Par ailleurs, les promesses de rajeunissement de la direction du PND sont loin d’être tenues. L’élection à la présidence de l’Assemblée, finalement échue à Fathi Srour, membre de la vieille garde, n’a été possible qu’après moult tergiversations dans les couloirs du Parlement. Les interminables conciliabules ayant précédé la désignation de Srour ont mis à nu les divergences entre les barons du parti, protégés de Hosni Moubarak, et les jeunes loups du PND, de plus en plus pressés d’investir l’antichambre du pouvoir.
Même si le résultat du scrutin conforte la vieille garde, les concertations se sont si mal passées que l’on n’écarte plus l’idée d’une dissidence ouverte menant à la création d’un nouveau parti autour de « l’aile réformatrice », donc autour de Gamal Moubarak.
Paradoxalement, la victoire arithmétique du PND a des allures de défaite. Mais les plus défaits restent les candidats de l’opposition laïque regroupée, il y a peu, au sein du mouvement Kifaya (« Ça suffit ! ») qui s’était mobilisée, en vain, contre un nouveau mandat pour Hosni Moubarak. Pour la première fois, le Parlement ne comptera aucun représentant du Parti nassérien.
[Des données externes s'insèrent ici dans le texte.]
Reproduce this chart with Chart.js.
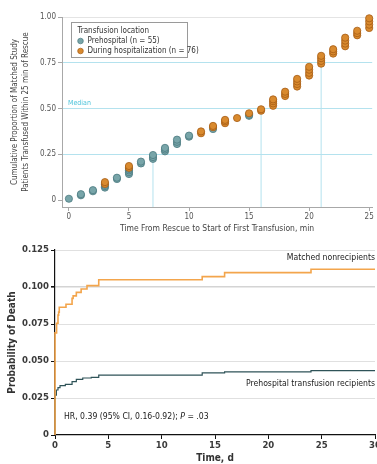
<!DOCTYPE html>
<html>
<head>
<meta charset="utf-8">
<script src="https://cdn.jsdelivr.net/npm/chart.js@4"></script>
<style>
    html, body { margin: 0; padding: 0; background: #fff; overflow: hidden; }
    canvas { display: block; }
</style>
</head>
<body>
<canvas id="topChart" width="377" height="238"></canvas>
<canvas id="bottomChart" width="377" height="226"></canvas>
<script>
// ---- top chart data: cumulative proportion transfused, per minute ----
const minutes = [0, 1, 2, 3, 4, 5, 6, 7, 8, 9, 10, 11, 12, 13, 14, 15, 16, 17, 18, 19, 20, 21, 22, 23, 24, 25];
const prehospitalVals = [
    [0.007], [0.026, 0.032], [0.048, 0.054], [0.068, 0.076, 0.084], [0.115, 0.122],
    [0.142, 0.152, 0.162, 0.170], [0.200, 0.210], [0.225, 0.235, 0.246], [0.266, 0.276, 0.285],
    [0.306, 0.318, 0.330], [0.346, 0.352], [], [0.388], [], [], [0.460, 0.466],
    [], [], [], [], [], [], [], [], [], []
];
const hospitalVals = [
    [], [], [], [0.088, 0.098], [], [0.176, 0.186], [], [], [], [], [],
    [0.365, 0.375], [0.398, 0.405], [0.420, 0.430, 0.438], [0.448], [0.474],
    [0.488, 0.496], [0.515, 0.528, 0.540, 0.550], [0.568, 0.580, 0.592],
    [0.620, 0.634, 0.648, 0.662], [0.680, 0.695, 0.712, 0.728], [0.745, 0.760, 0.775, 0.788],
    [0.800, 0.812, 0.824], [0.840, 0.855, 0.871, 0.887], [0.900, 0.912, 0.925],
    [0.940, 0.958, 0.976, 0.993]
];
const quantileTimes = [7, 16, 21];
const quantileProps = [0.25, 0.50, 0.75];
const topXTicks = [0, 5, 10, 15, 20, 25];
const topYTicks = [0, 0.25, 0.50, 0.75, 1.00];
const legendTitle = 'Transfusion location';
const legendLabels = ['Prehospital (n = 55)', 'During hospitalization (n = 76)'];

// ---- bottom chart data: probability of death over time ----
const nonrecipTime = [0, 0, 0.15, 0.28, 0.34, 0.40, 1.03, 1.6, 1.7, 2.0, 2.45, 3.0, 4.1, 13.8, 15.9, 24.0, 30];
const nonrecipProb = [0, 0.069, 0.0755, 0.081, 0.083, 0.0863, 0.0883, 0.0923, 0.094, 0.0964, 0.0986, 0.1009, 0.1049, 0.107, 0.1097, 0.112, 0.112];
const recipTime = [0, 0, 0.13, 0.28, 0.47, 0.97, 1.6, 2.0, 2.6, 3.4, 4.1, 13.8, 15.9, 24.0, 30];
const recipProb = [0, 0.027, 0.0304, 0.032, 0.0333, 0.0342, 0.036, 0.0376, 0.0385, 0.039, 0.0405, 0.042, 0.0426, 0.0435, 0.0435];
const bottomXTicks = [0, 5, 10, 15, 20, 25, 30];
const bottomYTicks = [0, 0.025, 0.050, 0.075, 0.100, 0.125];

const NARROW = '"Liberation Sans Narrow", "DejaVu Sans Condensed", sans-serif';
const TEAL = '#78a5a9', TEAL_EDGE = '#4b7a80';
const ORANGE = '#d98a2e', ORANGE_EDGE = '#a65c14';
const CYAN_LINE = '#b4e2ee';

const toPoints = (vals) => minutes.flatMap((m, i) => vals[i].map(v => ({ x: m, y: v })));
const quantilePoints = [];
quantileTimes.forEach((t, i) => {
    quantilePoints.push({ x: t, y: -0.04 }, { x: t, y: quantileProps[i] }, { x: NaN, y: NaN });
});

const topExtras = {
    id: 'topExtras',
    afterDraw(chart) {
        const { ctx, chartArea, scales } = chart;
        ctx.save();
        // median label
        ctx.fillStyle = '#4cc3da';
        ctx.font = '7px ' + NARROW;
        ctx.textBaseline = 'bottom';
        ctx.fillText('Median', chartArea.left + 6, scales.y.getPixelForValue(0.5) - 2);
        // legend box
        const bx = chartArea.left + 9.5, by = chartArea.top + 5.5;
        ctx.strokeStyle = '#9a9a9a';
        ctx.lineWidth = 1;
        ctx.strokeRect(bx, by, 116, 35);
        ctx.fillStyle = '#333';
        ctx.font = '8px ' + NARROW;
        ctx.textBaseline = 'middle';
        ctx.fillText(legendTitle, bx + 6, by + 8);
        const fills = [TEAL, ORANGE], edges = [TEAL_EDGE, ORANGE_EDGE];
        legendLabels.forEach((lab, i) => {
            const yy = by + 18.5 + i * 10;
            ctx.beginPath();
            ctx.arc(bx + 9, yy, 2.8, 0, Math.PI * 2);
            ctx.fillStyle = fills[i];
            ctx.fill();
            ctx.strokeStyle = edges[i];
            ctx.lineWidth = 0.7;
            ctx.stroke();
            ctx.fillStyle = '#333';
            ctx.fillText(lab, bx + 16, yy);
        });
        ctx.restore();
    }
};

new Chart(document.getElementById('topChart'), {
    type: 'scatter',
    data: {
        datasets: [
            {
                type: 'line',
                data: quantilePoints,
                borderColor: CYAN_LINE,
                borderWidth: 1,
                pointRadius: 0,
                spanGaps: false,
                order: 3
            },
            {
                label: legendLabels[0],
                data: toPoints(prehospitalVals),
                backgroundColor: TEAL,
                borderColor: TEAL_EDGE,
                borderWidth: 0.8,
                pointRadius: 3.6,
                clip: false,
                order: 2
            },
            {
                label: legendLabels[1],
                data: toPoints(hospitalVals),
                backgroundColor: ORANGE,
                borderColor: ORANGE_EDGE,
                borderWidth: 0.8,
                pointRadius: 3.6,
                clip: false,
                order: 1
            }
        ]
    },
    plugins: [topExtras],
    options: {
        responsive: false,
        animation: false,
        layout: { padding: { top: 17, right: 0, left: 0, bottom: 0 } },
        plugins: { legend: { display: false }, tooltip: { enabled: false } },
        scales: {
            x: {
                type: 'linear',
                min: -0.574,
                max: 25.25,
                afterBuildTicks: s => { s.ticks = topXTicks.map(v => ({ value: v })); },
                afterFit: s => { s.height = 31; s.paddingLeft = 0; s.paddingRight = 0; },
                border: { color: '#a8a8a8', width: 1 },
                grid: { drawOnChartArea: false, tickLength: 4, color: '#a8a8a8', tickColor: '#a8a8a8' },
                ticks: { color: '#555', font: { family: NARROW, size: 8 }, padding: 1, maxRotation: 0 },
                title: {
                    display: true,
                    text: 'Time From Rescue to Start of First Transfusion, min',
                    color: '#444',
                    font: { family: NARROW, size: 8.5 },
                    padding: { top: 1, bottom: 4 }
                }
            },
            y: {
                min: -0.038,
                max: 1.0,
                afterBuildTicks: s => { s.ticks = topYTicks.map(v => ({ value: v })); },
                afterFit: s => { s.width = 62; s.paddingTop = 0; s.paddingBottom = 0; },
                border: { color: '#a8a8a8', width: 1 },
                grid: {
                    tickLength: 4,
                    tickColor: '#a8a8a8',
                    color: c => {
                        const v = c.tick.value;
                        if (v === 0) return 'rgba(0,0,0,0)';
                        return v === 1 ? '#e4e4e4' : CYAN_LINE;
                    }
                },
                ticks: {
                    color: '#555',
                    font: { family: NARROW, size: 8 },
                    padding: 2,
                    callback: v => v === 0 ? '0' : v.toFixed(2)
                },
                title: {
                    display: true,
                    text: ['Cumulative Proportion of Matched Study', 'Patients Transfused Within 25 min of Rescue'],
                    color: '#444',
                    font: { family: NARROW, size: 8, lineHeight: 1.3 },
                    padding: { top: 10, bottom: 0 }
                }
            }
        }
    }
});

const ANNOT_FONT = '8.6px ' + NARROW;
const bottomExtras = {
    id: 'bottomExtras',
    afterDraw(chart) {
        const { ctx, chartArea, scales } = chart;
        ctx.save();
        ctx.fillStyle = '#1a1a1a';
        ctx.font = ANNOT_FONT;
        ctx.textBaseline = 'middle';
        ctx.textAlign = 'right';
        ctx.fillText('Matched nonrecipients', chartArea.right, scales.y.getPixelForValue(0.1198));
        ctx.fillText('Prehospital transfusion recipients', chartArea.right, scales.y.getPixelForValue(0.0345));
        ctx.textAlign = 'left';
        const hx = chartArea.left + 9, hy = scales.y.getPixelForValue(0.0122);
        const part1 = 'HR, 0.39 (95% CI, 0.16-0.92); ';
        ctx.fillText(part1, hx, hy);
        let w = ctx.measureText(part1).width;
        ctx.font = 'italic ' + ANNOT_FONT;
        ctx.fillText('P', hx + w, hy);
        w += ctx.measureText('P').width;
        ctx.font = ANNOT_FONT;
        ctx.fillText(' = .03', hx + w, hy);
        ctx.restore();
    }
};

new Chart(document.getElementById('bottomChart'), {
    type: 'line',
    data: {
        datasets: [
            {
                label: 'Matched nonrecipients',
                data: nonrecipTime.map((t, i) => ({ x: t, y: nonrecipProb[i] })),
                borderColor: '#f3a54c',
                borderWidth: 1.6,
                stepped: true,
                pointRadius: 0,
                clip: false
            },
            {
                label: 'Prehospital transfusion recipients',
                data: recipTime.map((t, i) => ({ x: t, y: recipProb[i] })),
                borderColor: '#2f5358',
                borderWidth: 1.2,
                stepped: true,
                pointRadius: 0,
                clip: false
            }
        ]
    },
    plugins: [bottomExtras],
    options: {
        responsive: false,
        animation: false,
        layout: { padding: { top: 12, right: 2, left: 0, bottom: 0 } },
        plugins: { legend: { display: false }, tooltip: { enabled: false } },
        scales: {
            x: {
                type: 'linear',
                min: 0,
                max: 30,
                afterBuildTicks: s => { s.ticks = bottomXTicks.map(v => ({ value: v })); },
                afterFit: s => { s.height = 29; s.paddingLeft = 0; s.paddingRight = 0; },
                border: { color: '#111', width: 1.2 },
                grid: { drawOnChartArea: false, tickLength: 4, color: '#111', tickColor: '#111' },
                ticks: { color: '#3a3a3a', font: { family: NARROW, size: 9.5, weight: 'bold' }, padding: 1, maxRotation: 0 },
                title: {
                    display: true,
                    text: 'Time, d',
                    color: '#333',
                    font: { family: NARROW, size: 10, weight: 'bold' },
                    padding: { top: 1, bottom: 0 }
                }
            },
            y: {
                min: 0,
                max: 0.125,
                afterBuildTicks: s => { s.ticks = bottomYTicks.map(v => ({ value: v })); },
                afterFit: s => { s.width = 55; s.paddingTop = 0; s.paddingBottom = 0; },
                border: { color: '#111', width: 1.2 },
                grid: {
                    tickLength: 4,
                    tickColor: '#111',
                    color: c => c.tick.value === 0 ? 'rgba(0,0,0,0)' : (c.tick.value === 0.1 ? '#d4d4d4' : '#e0e0e0'),
                    lineWidth: c => c.tick.value === 0.1 ? 1.6 : 1
                },
                ticks: {
                    color: '#3a3a3a',
                    font: { family: NARROW, size: 9.5, weight: 'bold' },
                    padding: 2,
                    callback: v => v === 0 ? '0' : v.toFixed(3)
                },
                title: {
                    display: true,
                    text: 'Probability of Death',
                    color: '#333',
                    font: { family: NARROW, size: 10, weight: 'bold' },
                    padding: { top: 6, bottom: 0 }
                }
            }
        }
    }
});
</script>
</body>
</html>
Ayman Nour a peut-être obtenu près de 10 % des voix lors de la présidentielle de septembre 2005, mais il n’a pas réussi à conserver son fauteuil de député, battu dans son propre fief par un candidat PND. L’ensemble des partis de l’opposition laïque réunit péniblement 14 députés dans la nouvelle Assemblée.
Un président vieillissant et malade, une fronde de la jeune garde au sein du parti au pouvoir, une opposition laïque laminée, des fondamentalistes requinqués et une économie au bord de la banqueroute, le tout dans une situation régionale explosive et sur fond de menace permanente d’attaques terroristes. Jamais l’Égypte n’a eu à faire face à autant d’incertitudes.